Герцог произнёс три здравицы: в честь короля франков, жениха и невесты и гостей. Все дружно поддержали его, а потом принялись за еду. Сначала стояла тишина, слышались лишь громкое чавканье, стук ножей о тарелки, потом начались разговоры, сначала вполголоса, а потом всё громче и громче.
— А славно Уто и Рерик проучили хвастливых и заносчивых тюрингийцев! — громко сказал кто-то из гостей, и все закивали в знак согласия, а потом подняли бокалы, выкрикивая:
— За нашу победу!
— За союз саксов и бодричей!
— Чтобы мир и согласие царили на нашей земле!
В середине стола сидели Уто и Ильва, рядом с ней восседал отец, по правую руку от Уто — Рерик. Уто, блестя от возбуждения синими глазами, обратился к Ильве:
— Знала бы ты, какой под этой скромной личиной моего друга скрывается неистощимый выдумщик на разные забавы и шалости! В каких только переделках с ним не бывали в своё время!
Ильва склонилась над столом и взглянула на Рерика, и он отметил про себя, что сейчас она выглядела намного красивее, чем ему показалась в первый раз; восхитительны были её глаза, большие, наполненные волнением и восторгом, довольно приятен небольшой с горбинкой носик, аккуратный рот. Впрочем, отметил он про себя, все невесты во время свадьбы бывают восхитительными, как каждый цветок в период своего наивысшего цветения. И тут же с удивлением заметил в её глазах что-то диковатое и норовистое.
— Неужели вы росли такими озорниками? — спросила она низким грудным голосом и, не дожидаясь ответа, сказала Уто: — Угощай своего друга, а то у него в блюдах еда нетронутой стоит.
— Да-да, — заторопился Уто, но она уже не слушала его, повернулась к отцу и стала что-то говорить ему.
Явились менестрели, заиграли танцевальную музыку. Первыми пошли танцевать Уто и Ильва. Были они примерно одного роста, но за счёт густых волос, переходящих в толстую косу, Ильва казалась чуть-чуть выше. Тонкая, гибкая, она павой поплыла вокруг своего суженого; он, одну руку положив на пояс, а другой, высоко поддерживая её ладонь, отбивал мелкую дробь и, слегка приседая, медленно двигался за ней. Все с умилением следили за каждым их движением. Рерик сидел и радовался, что у друга такая большая любовь. У него, Рерика, было несколько увлечений, но они не оставили в его душе какого-либо следа. «Наверно, я из другого теста слеплен», — с некоторым пренебрежением к себе подумал он. Приняв определённую дозу хмельного, он неожиданно почувствовал себя достаточно пожившим и умудрённым.

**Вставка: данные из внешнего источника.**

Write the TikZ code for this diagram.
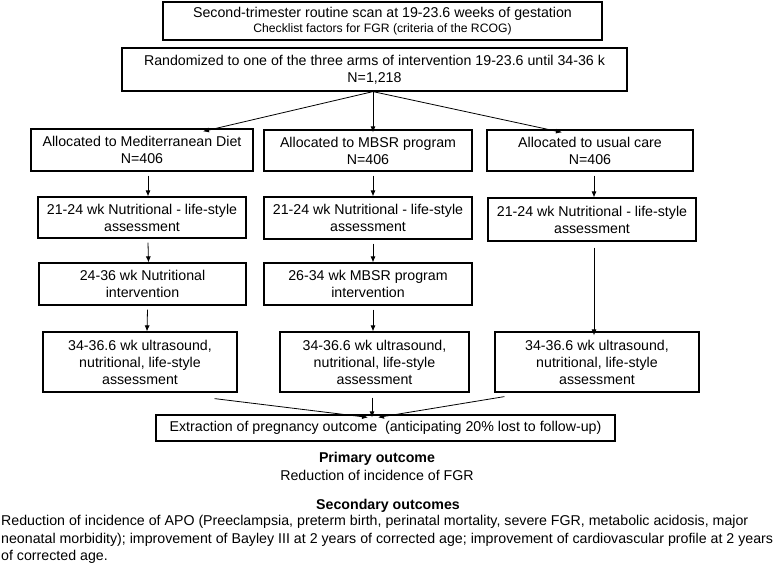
\documentclass[tikz,border=0pt]{standalone}
\usepackage{fontspec}
\setmainfont{Liberation Sans}
\usetikzlibrary{arrows.meta}

\begin{document}
\begin{tikzpicture}[x=1pt, y=-1pt,
  box/.style = {draw, line width=1.2pt, align=center, inner sep=0pt, font=\fontsize{14.2}{17}\selectfont},
  txt/.style = {inner sep=0pt, font=\fontsize{14.2}{17.5}\selectfont},
  arr/.style = {-{Latex[length=6pt,width=5pt]}, line width=0.8pt}]
\useasboundingbox (0,0) rectangle (778,565);

\node[box, minimum width=439pt, minimum height=38pt] (scan) at (382.5,21) {Second-trimester routine scan at 19-23.6 weeks of gestation\\[-2pt]{\fontsize{12.2}{13.5}\selectfont Checklist factors for FGR (criteria of the RCOG)}};
\node[box, minimum width=505pt, minimum height=43pt] (rand) at (374.5,69.5) {Randomized to one of the three arms of intervention 19-23.6 until 34-36 k\\N=1,218};

% Mediterranean diet arm
\node[box, minimum width=222pt, minimum height=42pt] (m1) at (142,150) {Allocated to Mediterranean Diet\\N=406};
\node[box, minimum width=208pt, minimum height=41pt] (m2) at (142,217.5) {21-24 wk Nutritional - life-style\\assessment};
\node[box, minimum width=207pt, minimum height=42pt] (m3) at (142.5,284) {24-36 wk Nutritional\\intervention};
\node[box, minimum width=194pt, minimum height=60pt] (m4) at (140,362) {34-36.6 wk ultrasound,\\nutritional, life-style\\assessment};

% MBSR arm
\node[box, minimum width=208pt, minimum height=41pt] (b1) at (368,150.5) {Allocated to MBSR program\\N=406};
\node[box, minimum width=208pt, minimum height=42pt] (b2) at (368,218) {21-24 wk Nutritional - life-style\\assessment};
\node[box, minimum width=208pt, minimum height=42pt] (b3) at (368,284) {26-34 wk MBSR program\\intervention};
\node[box, minimum width=189pt, minimum height=60pt] (b4) at (374.5,362) {34-36.6 wk ultrasound,\\nutritional, life-style\\assessment};

% usual care arm
\node[box, minimum width=206pt, minimum height=41pt] (u1) at (590,150.5) {Allocated to usual care\\N=406};
\node[box, minimum width=208pt, minimum height=43pt] (u2) at (592,219.5) {21-24 wk Nutritional - life-style\\assessment};
\node[box, minimum width=204pt, minimum height=60pt] (u4) at (597,362) {34-36.6 wk ultrasound,\\nutritional, life-style\\assessment};

\node[box, minimum width=459pt, minimum height=26pt] (out) at (385.5,428) {Extraction of pregnancy outcome\ \ (anticipating 20\% lost to follow-up)};

\coordinate (split) at ([xshift=-1.5pt]rand.south);
\path[arr] (split) edge ([xshift=61pt,yshift=-3pt]m1.north);
\path[arr] (split) edge ([xshift=5pt,yshift=-3pt]b1.north);
\path[arr] (split) edge ([xshift=-28pt,yshift=-3pt]u1.north);

\path[arr] ([xshift=6pt,yshift=-4pt]m1.south) edge ([xshift=6pt]m2.north);
\path[arr] ([xshift=6pt,yshift=-4pt]m2.south) edge ([xshift=6pt]m3.north);
\path[arr] ([xshift=5pt,yshift=-4pt]m3.south) edge ([xshift=7pt]m4.north);

\path[arr] ([xshift=5pt,yshift=-4pt]b1.south) edge ([xshift=5pt]b2.north);
\path[arr] ([xshift=5pt,yshift=-4pt]b2.south) edge ([xshift=5pt]b3.north);
\path[arr] ([xshift=5pt,yshift=-4pt]b3.south) edge ([xshift=-1.5pt]b4.north);

\path[arr] ([xshift=4pt,yshift=-4pt]u1.south) edge ([xshift=2pt]u2.north);
\path[arr] ([xshift=2pt,yshift=-6pt]u2.south) edge ([xshift=-3pt,yshift=-4pt]u4.north);

\path[arr] ([xshift=-23pt,yshift=-6pt]m4.south east) edge ([xshift=-17.5pt,yshift=-3pt]out.north);
\path[arr] ([xshift=-2.5pt,yshift=-5pt]b4.south) edge ([xshift=-13.5pt,yshift=-3pt]out.north);
\path[arr] ([xshift=10pt,yshift=-4pt]u4.south west) edge ([xshift=-7.5pt,yshift=-3pt]out.north);

% outcomes
\node[txt, font=\fontsize{14.2}{17.5}\selectfont\bfseries] (prim) at (377,459) {Primary outcome};
\node[txt] (primtxt) at (377,475) {Reduction of incidence of FGR};
\node[txt, font=\fontsize{14.2}{17.5}\selectfont\bfseries] (sec) at (388,506) {Secondary outcomes};
\node[txt, anchor=north west, align=left] (sectxt) at (1,515) {Reduction of incidence of APO (Preeclampsia, preterm birth, perinatal mortality, severe FGR, metabolic acidosis, major\\neonatal morbidity); improvement of Bayley III at 2 years of corrected age; improvement of cardiovascular profile at 2 years\\of corrected age.};
\end{tikzpicture}
\end{document}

Но вот менестрели заиграли весёлую мелодию, и присутствующие кинулись в пляс. Но танцевали не поодиночке и вразброд, кто как хотел, как у славян, а все взялись за руки, образовали несколько кругов и дружно и слаженно заработали руками и ногами. Рерика подхватила какая-то молоденькая баронесса, до того украдкой кидавшая на него нежные взгляды, и увлекла за собой…
Потом гостей стали смешить мимы, показывали свою ловкость акробаты. Бродячие артисты водили между столами медведя в наморднике, и все потешались над его ковыляющей походкой… А затем снова играли менестрели, и снова все кидались в танцы…
Гулянье продолжалось до поздней ночи.
На другой день начались сборы в дорогу. Для Ильвы укладывалась крытая разноцветным пологом коляска. Среди её подруг мелькала и та любвеобильная баронесса, назвавшаяся Руной, с которой Рерик пробыл на берегу моря до самых петухов. Она украдкой бросала на него преданные взгляды, он сдержанно улыбался ей в ответ.
С Ильвой отправлялись два десятка воинов во главе с седовласым Евтарихом. С ним неторопливую беседу вёл герцог.
— Как выедешь, сразу забирай к югу, подальше от моря, там хорошая переправа через Эльбу.
— В тех местах мы переправлялись войском, когда шли на тюрингов.
— Там как раз начинаются леса. Викинги — морские разбойники, они избегают лесных чащоб.